Can Big City Superintendents Fix the Schools?
When Adrian Fenty was elected as the mayor of Washington DC, he worked relentlessly to gain control of the DC school board. After all, the DC public schools cost so much more than your average public school and they were among the nation’s worst performers. In 2007 he appointed Michelle Rhee as the Public School Chancellor, who immediately took some of the toughest actions one could imagine to turn around the schools, including mass principal and teacher firings, numerous school closures, strict accountability measures, and strong outreach to recruit new energetic teachers and lots more foundation funding for her school (and really district) “turnaround” efforts.
Above are just some of the magazine cover and lead article pictures of Michelle Rhee. These images speak volumes about attitudes on education reform, and perhaps some of the motivations of education reformers. Not all of it is pretty. They speak to the excitement about the possibilities for change—that’s good. They say something about the urgency for reform—that is, too. But they also point to the view that kids are waiting for a “Superman” (as Geoffrey Canada has put). Some people are motivated by the need to be a warrior or savior of kids, and specially of kids who are disadvantaged. That can be good, but it can also be really self-righteous, easily pigeon-holed and needlessly divisive. It can also lead to a fawning view among fellow-travelers (see this Charlie Rose interview from 2008 and note Rose’s questions and attitude).
Like every other education reform analyst and advocate across the country, I’ve been fascinated to watch Michelle Rhee’s work in DC. (Full disclosure: the organization I run, Pioneer Institute, hosted Rhee at our June 2008 Better Government Competition Awards Dinner. BTW, she is an outstanding speaker.) Her energy and focus are off the charts, but I have to admit that I always thought that if she could not do it, then the hope that a “Super” Superintendent could fix problematic districts was wrong-headed.
Anybody who cares about education and the DC school experiment has been watching the recently decided DC Mayoral race with equal fascination. The election was a proxy for: What do the parents of kids in the schools think? What political clout do the unions still have? Certainly, Mayor Adrian Fenty, throughout this campaign, has been criticized for being aloof, for not seeking real connections with the citizenry, but I have to admit that I find those arguments a little trifling at the edges.
Rick Hess of the American Enterprise Institute summarized the situation nicely:
D.C. city-council chairman Vincent Gray beat incumbent mayor Adrian Fenty 56 percent to 42 percent in Tuesday’s Democratic primary. Fenty, who swept to a massive citywide victory in 2006, fared well with white voters but cratered in the black community. He lost the city’s black Democrats, even though the Washington Post reported in August that 67 percent of registered Dems thought the mayor had “brought needed change” to the city.

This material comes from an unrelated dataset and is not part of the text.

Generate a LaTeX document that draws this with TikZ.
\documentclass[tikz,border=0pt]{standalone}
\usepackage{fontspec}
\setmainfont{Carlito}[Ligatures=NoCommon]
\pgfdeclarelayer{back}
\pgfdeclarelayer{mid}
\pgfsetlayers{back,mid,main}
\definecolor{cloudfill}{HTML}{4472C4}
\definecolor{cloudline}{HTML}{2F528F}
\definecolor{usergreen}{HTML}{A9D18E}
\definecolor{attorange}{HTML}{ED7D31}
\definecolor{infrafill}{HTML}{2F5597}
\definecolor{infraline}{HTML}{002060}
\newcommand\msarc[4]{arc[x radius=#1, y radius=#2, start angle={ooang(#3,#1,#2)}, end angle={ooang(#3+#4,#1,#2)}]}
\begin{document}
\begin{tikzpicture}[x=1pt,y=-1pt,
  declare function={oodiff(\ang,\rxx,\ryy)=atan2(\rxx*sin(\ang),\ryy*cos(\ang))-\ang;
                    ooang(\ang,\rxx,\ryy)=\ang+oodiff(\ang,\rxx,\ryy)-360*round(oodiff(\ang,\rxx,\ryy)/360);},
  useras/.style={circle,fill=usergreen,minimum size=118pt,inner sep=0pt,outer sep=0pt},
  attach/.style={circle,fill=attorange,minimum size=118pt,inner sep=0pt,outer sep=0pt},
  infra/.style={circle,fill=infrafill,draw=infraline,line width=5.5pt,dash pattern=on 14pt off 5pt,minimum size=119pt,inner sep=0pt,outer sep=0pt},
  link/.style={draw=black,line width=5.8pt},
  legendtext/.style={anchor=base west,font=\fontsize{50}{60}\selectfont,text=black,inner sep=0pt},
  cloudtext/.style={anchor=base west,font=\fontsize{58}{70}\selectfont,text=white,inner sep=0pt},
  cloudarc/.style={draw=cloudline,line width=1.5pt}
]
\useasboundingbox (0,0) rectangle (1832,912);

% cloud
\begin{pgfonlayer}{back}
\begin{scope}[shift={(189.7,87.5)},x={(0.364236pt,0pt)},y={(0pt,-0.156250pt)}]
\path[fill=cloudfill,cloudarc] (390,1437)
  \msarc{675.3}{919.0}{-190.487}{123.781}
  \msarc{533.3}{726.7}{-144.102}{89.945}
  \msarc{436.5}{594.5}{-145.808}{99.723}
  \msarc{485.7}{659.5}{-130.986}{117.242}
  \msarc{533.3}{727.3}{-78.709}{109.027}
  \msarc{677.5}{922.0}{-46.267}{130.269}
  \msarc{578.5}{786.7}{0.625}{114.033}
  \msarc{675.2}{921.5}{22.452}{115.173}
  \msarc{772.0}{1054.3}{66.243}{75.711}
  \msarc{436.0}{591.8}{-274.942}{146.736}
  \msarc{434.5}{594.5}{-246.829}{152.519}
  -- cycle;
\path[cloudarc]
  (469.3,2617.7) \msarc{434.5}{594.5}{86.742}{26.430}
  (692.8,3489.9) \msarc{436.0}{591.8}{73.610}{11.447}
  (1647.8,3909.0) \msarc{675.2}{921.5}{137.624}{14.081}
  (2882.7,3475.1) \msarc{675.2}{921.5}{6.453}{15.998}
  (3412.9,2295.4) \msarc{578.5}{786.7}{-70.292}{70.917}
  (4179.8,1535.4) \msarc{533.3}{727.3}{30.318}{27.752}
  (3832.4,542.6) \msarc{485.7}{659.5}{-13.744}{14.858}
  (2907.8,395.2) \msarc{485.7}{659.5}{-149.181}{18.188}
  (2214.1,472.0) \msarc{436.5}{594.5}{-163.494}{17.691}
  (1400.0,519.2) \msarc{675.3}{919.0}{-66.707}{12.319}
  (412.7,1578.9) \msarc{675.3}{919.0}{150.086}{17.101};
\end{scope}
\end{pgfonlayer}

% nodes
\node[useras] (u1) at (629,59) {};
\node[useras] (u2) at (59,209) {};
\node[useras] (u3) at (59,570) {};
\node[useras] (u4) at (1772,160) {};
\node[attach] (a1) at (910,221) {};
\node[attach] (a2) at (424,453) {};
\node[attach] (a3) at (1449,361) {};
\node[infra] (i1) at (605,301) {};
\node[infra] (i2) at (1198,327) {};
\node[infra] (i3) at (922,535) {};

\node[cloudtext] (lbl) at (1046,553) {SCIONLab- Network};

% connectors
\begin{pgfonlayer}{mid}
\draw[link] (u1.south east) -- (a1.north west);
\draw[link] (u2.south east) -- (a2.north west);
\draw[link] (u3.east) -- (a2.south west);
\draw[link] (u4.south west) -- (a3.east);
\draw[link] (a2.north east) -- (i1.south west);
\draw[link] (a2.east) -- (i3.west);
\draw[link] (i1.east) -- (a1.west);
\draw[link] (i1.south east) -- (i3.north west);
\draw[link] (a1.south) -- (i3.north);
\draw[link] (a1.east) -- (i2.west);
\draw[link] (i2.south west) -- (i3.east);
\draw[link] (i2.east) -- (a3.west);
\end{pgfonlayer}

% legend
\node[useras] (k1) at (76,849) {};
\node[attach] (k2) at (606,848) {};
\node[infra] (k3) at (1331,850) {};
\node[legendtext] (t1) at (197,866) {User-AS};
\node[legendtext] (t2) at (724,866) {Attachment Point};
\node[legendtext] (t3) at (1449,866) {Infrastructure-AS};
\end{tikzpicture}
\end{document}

Will Rhee remain? Who knows, but I am willing to bet that anyone writing on the DC elections and its impact feels like s/he is writing something of an obituary for Michelle Rhee as the DC Public School Chancellor. If she remains, she will be hampered and likely most of the reforms will either be undone, or the gains made will revert to the mean.
Lots of money from the public sector and private foundations has been poured into this experiment. I hope that people will draw the right lessons, with the principal one being what Jay Greene wrote last week:
Yesterday’s defeat of Adrian Fenty in DC and the likely ouster of heroic school reform superintendent, Michelle Rhee, should remind all of us of the very real limits of the heroic reformer theory of school reform. That theory holds that we just need to place the right people in positions of power in the school system and then support their heroic efforts with supplemental funding and political support.
The main problem with maintaining centralized government control over schooling and just changing who controls that centralized system is that the forces of the status quo have enormous incentives and even stronger ability to recapture control even if they temporarily lose it.
For my money, whatever happens to her in the wake of Mayor Gray’s election, I prefer images of Michelle Rhee that reflect the strong-willed but incredibly optimistic person she is, not the Joan of Arc or Broom-’em-out images we’ve seen the past few years.